The complete measure of the goodness of what Jesus did for me can only come from the pain and the bad and the hurting of what happened to him. What happened to Jesus was brutal. It was wrong. People sinned when they mocked him, chose to hold illegal trials, found false witnesses to condemn him, and put him to death in a humiliating display between two people who deserved to be where Jesus was. I sinned when I chose, when I still choose, to follow my own way over and over and over again. I sinned and put up an ugly, irreversible wall between myself and God, between myself and Heaven. I made my own future, and it was ugly, brutal, condemning. It was all that Jesus took on himself.

It was bad.

And the goodness of what Jesus did shines from that badness. Every additional day that I live with me, I realize how deep my need for Jesus is. I'm a rule follower at heart, but that does not mean that I am good. It has meant that I want people to see me as good. It has even meant that I thought I was good, that I thought I could win some sort of imaginary prize for doing what's right. And the more I get to know my own heart, the more desperate my situation looks. That pride doesn't want to die. That stubbornness and insistence that I can do it myself, thank you is part of the big, bad, ugly wall that should have kept me away from God.

And Jesus broke that wall in the ugliest moment in history.

The ugliest, most beautiful, most Good moment in history.

This year has been a journey of grasping at hope when the emotional bad is so heavy that I can physically feel it. I've asked God to help, and although the very hardest bad things haven't gone away or gotten better, he's faithfully grown my joy, my purpose, and my hope inside of me in a way I can't explain outside of him. It's been a long, slow process. A lot of days of the process were me learning to just believe that there was hope, that there could be days of light and happiness again - not just the deep joy that doesn't go away; I love and value that, and I long for Heaven. But actual happiness. And as I woke up this morning, I realized that the answer I gave Big Brother A was the one I needed, too.

There has been a lot of hard and bad and sad this year. Jesus doesn't change that part of my life. Jesus told his friends it was going to be hard; he said it would get harder, even, if they followed him. Jesus didn't come to take away the hard.

Jesus came to make the hard mean something. He came to bring hope. He came so that all of my best efforts that fall so short and leave me so spent could somehow, in a way I absolutely don't deserve, bring about God's good and best. He came so that I could rest in him in the very hardest days, trusting that he knows what he's doing even when I don't understand it.

He came so that the months when my loudest cry is How is this Good could have the same answer as Big Brother's question. He came so that the badness and brokenness that still exists could make the Good richer and fuller and more mysterious and beautiful and filling than I could ever ask for or imagine.

The hope in my darkest days isn't in being delivered from the hard.
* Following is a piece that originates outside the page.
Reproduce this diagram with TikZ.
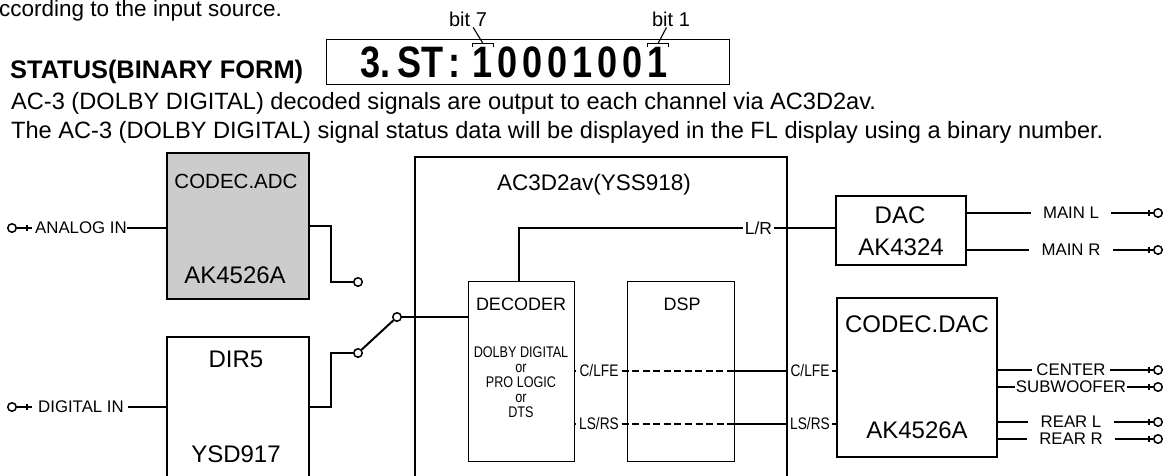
\documentclass[tikz,border=0pt]{standalone}
\usepackage{fontspec}
\setmainfont{Liberation Sans}
\newfontfamily\condfont[FakeStretch=0.82]{Liberation Sans}

\begin{document}
\begin{tikzpicture}[x=1pt, y=-1pt,
  box/.style = {draw, line width=2pt, inner sep=0},
  inbox/.style = {draw, line width=1pt, inner sep=0},
  wire/.style = {line width=2pt},
  twire/.style = {line width=1.1pt},
  term/.style = {draw, circle, line width=1.5pt, minimum size=8.5pt, inner sep=0},
  txt/.style = {anchor=base west, inner sep=0, font=\fontsize{23.6}{26}\selectfont},
  lbl/.style = {inner sep=0, font=\fontsize{16.8}{18}\selectfont},
  chl/.style = {inner xsep=3pt, inner ysep=0, font=\condfont\fontsize{16.7}{18}\selectfont},
  big/.style = {anchor=base, inner sep=0, font=\fontsize{24}{26}\selectfont},
  fl/.style = {anchor=base west, inner sep=0, font=\condfont\bfseries\fontsize{44}{46}\selectfont}]
\clip (0,0) rectangle (1166,475);

% heading
\node[txt, font=\fontsize{22.5}{24}\selectfont] (top) at (-1,16) {ccording to the input source.};
\node[anchor=base west, inner sep=0, font=\bfseries\fontsize{25.4}{27}\selectfont] (stat) at (10,78) {STATUS(BINARY FORM)};
\node[draw, line width=1pt, minimum width=403pt, minimum height=45pt] (stbox) at (527.5,61.5) {};
\node[fl] (st3) at (360,77) {3.};
\node[fl] (stst) at (397,77) {ST};
\node[fl] (stcol) at (448,77) {:};
\foreach \b [count=\i from 0] in {1,0,0,0,1,0,0,1}
  \node[fl, anchor=base] (dg\i) at (483+25*\i,77) {\b};
\draw[twire] (dg0.north west) -- ([yshift=3pt]dg0.north west) -- ([yshift=3pt]dg0.north east) -- (dg0.north east);
\draw[twire] (dg7.north west) -- ([yshift=3pt]dg7.north west) -- ([yshift=3pt]dg7.north east) -- (dg7.north east);
\node[anchor=base, inner sep=1pt, font=\fontsize{20}{22}\selectfont] (b7) at (468,26) {bit 7};
\node[anchor=base, inner sep=1pt, font=\fontsize{20}{22}\selectfont] (b1) at (671,26) {bit 1};
\draw[twire] (b7) -- ([yshift=3pt]dg0.north);
\draw[twire] (b1) -- ([yshift=3pt]dg7.north);
\node[txt] (ln1) at (11,109) {AC-3 (DOLBY DIGITAL) decoded signals are output to each channel via AC3D2av.};
\node[txt] (ln2) at (11,138) {The AC-3 (DOLBY DIGITAL) signal status data will be displayed in the FL display using a binary number.};

% blocks
\node[box, fill=gray!40, minimum width=142pt, minimum height=146pt] (adc) at (238,226) {};
\node[big, font=\fontsize{20.5}{22}\selectfont] (adct) at (236,188) {CODEC.ADC};
\node[big] (adcb) at (235,283) {AK4526A};
\node[box, minimum width=142pt, minimum height=163pt] (dir) at (238,418.5) {};
\node[big] (dirt) at (236,367) {DIR5};
\node[big] (dirb) at (236,462) {YSD917};
\node[box, minimum width=372pt, minimum height=343pt] (ac3) at (601,328.5) {};
\node[big, font=\fontsize{22.5}{24}\selectfont] (ac3t) at (594,190) {AC3D2av(YSS918)};
\node[inbox, minimum width=106pt, minimum height=180pt] (dec) at (521,371) {};
\node[big, font=\fontsize{18}{20}\selectfont] (dect) at (521,310) {DECODER};
\node[anchor=north, inner sep=0, align=center, font=\condfont\fontsize{15.4}{15}\selectfont] (dalg) at (521,347) {DOLBY DIGITAL\\or\\PRO LOGIC\\or\\DTS};
\node[inbox, minimum width=107pt, minimum height=180pt] (dsp) at (680.5,371) {};
\node[big, font=\fontsize{18}{20}\selectfont] (dspt) at (682,310) {DSP};
\node[box, minimum width=130pt, minimum height=69pt] (dac) at (901,230.5) {};
\node[big] (dact) at (900,223) {DAC};
\node[big] (dacb) at (901,255) {AK4324};
\node[box, minimum width=160pt, minimum height=159pt] (cdac) at (917,377.5) {};
\node[big] (cdact) at (917,332) {CODEC.DAC};
\node[big] (cdacb) at (917,438) {AK4526A};

% inputs
\node[term] (tain) at (12,228) {};
\node[lbl, anchor=west] (ain) at (35,228) {ANALOG IN};
\draw[wire] (tain) -- ([xshift=-3pt]ain.west);
\draw[wire] ([xshift=-8pt]ain.west) ++(0,-3) -- ++(0,6);
\draw[wire] (ain) -- (ain -| adc.west);
\node[term] (tdin) at (12,407) {};
\node[lbl, anchor=west] (din) at (38,407) {DIGITAL IN};
\draw[wire] (tdin) -- ([xshift=-6pt]din.west);
\draw[wire] ([xshift=-11pt]din.west) ++(0,-3) -- ++(0,6);
\draw[wire] ([xshift=4pt]din.east) -- (din -| dir.west);

% selector
\node[term] (sa) at (358,282) {};
\node[term] (sd) at (358,353) {};
\node[term] (sc) at (397,317) {};
\draw[wire] (adc.east) -- ++(21,0) |- (sa);
\draw[wire] (dir.east |- din) -- ++(21,0) |- (sd);
\draw[wire] (sd) -- (sc);
\draw[wire] (sc) -- (sc -| ac3.west);
\draw[twire] (sc -| ac3.west) -- (sc -| dec.west);

% channels
\node[lbl, inner xsep=2pt, font=\fontsize{17.4}{19}\selectfont] (lr) at (758.5,228) {L/R};
\draw[twire] ([xshift=-2pt]dec.north) |- (lr);
\draw[twire] (lr) -- (lr -| ac3.east);
\draw[wire] (lr -| ac3.east) -- (lr -| dac.west);
\node[chl] (clfe) at (599,371) {C/LFE};
\node[chl] (lsrs) at (599,424) {LS/RS};
\node[chl, inner xsep=2pt] (clfeout) at (810,371) {C/LFE};
\node[chl, inner xsep=2pt] (lsrsout) at (810,424) {LS/RS};
\draw[twire] (dec.east |- clfe) -- (clfe);
\draw[twire] (dec.east |- lsrs) -- (lsrs);
\draw[twire, dash pattern=on 7pt off 3.5pt] (clfe) -- (clfe -| dsp.east);
\draw[twire, dash pattern=on 7pt off 3.5pt] (lsrs) -- (lsrs -| dsp.east);
\draw[twire] (clfe -| dsp.east) -- (clfeout);
\draw[twire] (lsrs -| dsp.east) -- (lsrsout);
\draw[twire] (clfeout) -- (clfeout -| cdac.west);
\draw[twire] (lsrsout) -- (lsrsout -| cdac.west);

% outputs
\foreach \nm/\src/\y/\sep/\txt in {ml/dac/213/12pt/MAIN L, mr/dac/250/12pt/MAIN R, ce/cdac/370/4pt/CENTER, sw/cdac/387/1pt/SUBWOOFER, rl/cdac/422/12pt/REAR L, rr/cdac/439/12pt/REAR R} {
  \node[lbl, inner xsep=\sep] (\nm) at (1071,\y) {\txt};
  \node[term] (t\nm) at (1158,\y) {};
  \draw[wire] (\src.east |- \nm) -- (\nm);
  \draw[wire] (\nm) -- (t\nm);
  \draw[wire] ([xshift=-4pt]t\nm.west) ++(0,-3) -- ++(0,6);
}
\end{tikzpicture}
\end{document}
It's from the beauty that glows forth from that hard and makes me long for Heaven as God faithfully uses me to play some small part in pointing others there, too.

The hope is a house - our first house! - found after some long weeks of searching and eight years of apartment living; of tough visits with Baby S and moments when his pain at our goodbye breaks my heart but also reminds me that I'm blessed to still be an influence in his life; of a whole new wave of change and painful transition at our church that's going to be hard, but I'm convinced will lead us in new and exciting places as we make sure our hope for growth has always been in Jesus and not a leader. The hope is more people loving Jesus in Rochester and becoming better followers of Jesus. The hope is finding our perfect house, on the street I drive down sometimes just because I love it so much, and knowing that God will be faithful to bless our move even when sometimes I'm too physically weak to do the laundry and I'm not entirely sure how I'm going to pull off the packing and cleaning involved. The hope is an ultrasound of a healthy baby, and my husband feeling the baby kick for the first time, both giving me moments of intense bonding and being able to finally start to look forward to this little person and see an end to this physical pain even if I am only just halfway through with a hard pregnancy.

The hope is ultimately knowing that these places we are in will still hurt. Some days I'll cry out for hope because I won't feel it. But I will know that God is faithful to refill me when it's time.

I'll know that there is Good in the very darkest, very worst day. That each day, like Good Friday, the Good will shine even brighter because it is happening in the dark places. That God's plan is still what is best, even as Jesus reminds me that the very best and most beautiful plan can also be the most painful.